»»

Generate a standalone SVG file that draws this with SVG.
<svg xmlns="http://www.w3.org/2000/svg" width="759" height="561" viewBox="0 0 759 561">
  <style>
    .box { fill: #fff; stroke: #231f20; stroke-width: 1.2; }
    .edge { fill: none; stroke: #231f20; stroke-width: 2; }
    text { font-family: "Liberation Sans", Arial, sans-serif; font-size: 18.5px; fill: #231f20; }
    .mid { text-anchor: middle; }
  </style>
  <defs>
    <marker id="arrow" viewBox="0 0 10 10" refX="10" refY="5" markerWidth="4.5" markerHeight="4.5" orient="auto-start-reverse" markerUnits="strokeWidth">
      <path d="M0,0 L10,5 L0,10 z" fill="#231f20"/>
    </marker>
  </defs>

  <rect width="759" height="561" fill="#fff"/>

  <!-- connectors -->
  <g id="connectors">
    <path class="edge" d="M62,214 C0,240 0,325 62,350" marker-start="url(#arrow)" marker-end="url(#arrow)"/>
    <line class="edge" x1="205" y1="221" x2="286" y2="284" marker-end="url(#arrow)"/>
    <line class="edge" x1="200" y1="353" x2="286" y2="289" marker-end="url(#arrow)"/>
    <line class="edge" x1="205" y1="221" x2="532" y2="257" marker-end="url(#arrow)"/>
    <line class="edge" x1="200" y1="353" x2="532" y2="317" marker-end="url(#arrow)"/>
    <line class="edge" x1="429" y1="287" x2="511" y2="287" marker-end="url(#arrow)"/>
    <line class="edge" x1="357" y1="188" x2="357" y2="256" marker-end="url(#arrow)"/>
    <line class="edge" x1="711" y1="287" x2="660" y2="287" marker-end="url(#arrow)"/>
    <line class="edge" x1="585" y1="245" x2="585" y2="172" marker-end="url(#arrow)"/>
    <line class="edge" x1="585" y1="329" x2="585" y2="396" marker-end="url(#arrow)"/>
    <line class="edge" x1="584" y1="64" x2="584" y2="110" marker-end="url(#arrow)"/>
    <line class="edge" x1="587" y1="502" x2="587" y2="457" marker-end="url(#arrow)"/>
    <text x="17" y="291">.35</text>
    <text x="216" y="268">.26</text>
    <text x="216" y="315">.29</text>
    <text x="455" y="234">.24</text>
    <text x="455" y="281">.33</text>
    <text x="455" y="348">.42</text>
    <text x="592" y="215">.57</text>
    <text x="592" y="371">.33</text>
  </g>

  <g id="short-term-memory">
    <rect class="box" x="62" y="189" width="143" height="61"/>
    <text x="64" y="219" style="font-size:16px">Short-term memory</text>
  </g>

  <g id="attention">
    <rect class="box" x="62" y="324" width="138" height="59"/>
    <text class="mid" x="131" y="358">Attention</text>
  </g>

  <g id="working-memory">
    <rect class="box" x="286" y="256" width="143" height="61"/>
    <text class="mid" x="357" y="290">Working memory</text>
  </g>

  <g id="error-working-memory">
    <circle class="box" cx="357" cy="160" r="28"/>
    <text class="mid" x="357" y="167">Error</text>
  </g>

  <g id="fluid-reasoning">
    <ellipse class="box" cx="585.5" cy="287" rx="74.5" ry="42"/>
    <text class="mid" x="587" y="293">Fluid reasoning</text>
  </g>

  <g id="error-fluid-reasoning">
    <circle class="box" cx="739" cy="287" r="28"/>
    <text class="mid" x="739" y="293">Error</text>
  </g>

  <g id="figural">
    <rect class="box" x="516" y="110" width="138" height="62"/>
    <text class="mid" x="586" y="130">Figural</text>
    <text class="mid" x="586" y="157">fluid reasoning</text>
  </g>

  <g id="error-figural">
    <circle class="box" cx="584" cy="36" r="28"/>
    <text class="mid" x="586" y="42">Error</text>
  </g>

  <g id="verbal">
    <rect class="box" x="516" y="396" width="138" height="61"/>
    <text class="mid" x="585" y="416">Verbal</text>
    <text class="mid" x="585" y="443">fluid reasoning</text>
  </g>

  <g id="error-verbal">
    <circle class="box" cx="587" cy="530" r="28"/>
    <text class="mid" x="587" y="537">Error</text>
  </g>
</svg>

««

◆ Stated task:
All the data must be duplicated exactly, with nothing added or removed.

◆ Written answer:
Generate a standalone SVG file that draws this with SVG.
<svg xmlns="http://www.w3.org/2000/svg" width="759" height="561" viewBox="0 0 759 561">
  <style>
    .box { fill: #fff; stroke: #231f20; stroke-width: 1.2; }
    .edge { fill: none; stroke: #231f20; stroke-width: 2; }
    text { font-family: "Liberation Sans", Arial, sans-serif; font-size: 18.5px; fill: #231f20; }
    .mid { text-anchor: middle; }
  </style>
  <defs>
    <marker id="arrow" viewBox="0 0 10 10" refX="10" refY="5" markerWidth="4.5" markerHeight="4.5" orient="auto-start-reverse" markerUnits="strokeWidth">
      <path d="M0,0 L10,5 L0,10 z" fill="#231f20"/>
    </marker>
  </defs>

  <rect width="759" height="561" fill="#fff"/>

  <!-- connectors -->
  <g id="connectors">
    <path class="edge" d="M62,214 C0,240 0,325 62,350" marker-start="url(#arrow)" marker-end="url(#arrow)"/>
    <line class="edge" x1="205" y1="221" x2="286" y2="284" marker-end="url(#arrow)"/>
    <line class="edge" x1="200" y1="353" x2="286" y2="289" marker-end="url(#arrow)"/>
    <line class="edge" x1="205" y1="221" x2="532" y2="257" marker-end="url(#arrow)"/>
    <line class="edge" x1="200" y1="353" x2="532" y2="317" marker-end="url(#arrow)"/>
    <line class="edge" x1="429" y1="287" x2="511" y2="287" marker-end="url(#arrow)"/>
    <line class="edge" x1="357" y1="188" x2="357" y2="256" marker-end="url(#arrow)"/>
    <line class="edge" x1="711" y1="287" x2="660" y2="287" marker-end="url(#arrow)"/>
    <line class="edge" x1="585" y1="245" x2="585" y2="172" marker-end="url(#arrow)"/>
    <line class="edge" x1="585" y1="329" x2="585" y2="396" marker-end="url(#arrow)"/>
    <line class="edge" x1="584" y1="64" x2="584" y2="110" marker-end="url(#arrow)"/>
    <line class="edge" x1="587" y1="502" x2="587" y2="457" marker-end="url(#arrow)"/>
    <text x="17" y="291">.35</text>
    <text x="216" y="268">.26</text>
    <text x="216" y="315">.29</text>
    <text x="455" y="234">.24</text>
    <text x="455" y="281">.33</text>
    <text x="455" y="348">.42</text>
    <text x="592" y="215">.57</text>
    <text x="592" y="371">.33</text>
  </g>

  <g id="short-term-memory">
    <rect class="box" x="62" y="189" width="143" height="61"/>
    <text x="64" y="219" style="font-size:16px">Short-term memory</text>
  </g>

  <g id="attention">
    <rect class="box" x="62" y="324" width="138" height="59"/>
    <text class="mid" x="131" y="358">Attention</text>
  </g>

  <g id="working-memory">
    <rect class="box" x="286" y="256" width="143" height="61"/>
    <text class="mid" x="357" y="290">Working memory</text>
  </g>

  <g id="error-working-memory">
    <circle class="box" cx="357" cy="160" r="28"/>
    <text class="mid" x="357" y="167">Error</text>
  </g>

  <g id="fluid-reasoning">
    <ellipse class="box" cx="585.5" cy="287" rx="74.5" ry="42"/>
    <text class="mid" x="587" y="293">Fluid reasoning</text>
  </g>

  <g id="error-fluid-reasoning">
    <circle class="box" cx="739" cy="287" r="28"/>
    <text class="mid" x="739" y="293">Error</text>
  </g>

  <g id="figural">
    <rect class="box" x="516" y="110" width="138" height="62"/>
    <text class="mid" x="586" y="130">Figural</text>
    <text class="mid" x="586" y="157">fluid reasoning</text>
  </g>

  <g id="error-figural">
    <circle class="box" cx="584" cy="36" r="28"/>
    <text class="mid" x="586" y="42">Error</text>
  </g>

  <g id="verbal">
    <rect class="box" x="516" y="396" width="138" height="61"/>
    <text class="mid" x="585" y="416">Verbal</text>
    <text class="mid" x="585" y="443">fluid reasoning</text>
  </g>

  <g id="error-verbal">
    <circle class="box" cx="587" cy="530" r="28"/>
    <text class="mid" x="587" y="537">Error</text>
  </g>
</svg>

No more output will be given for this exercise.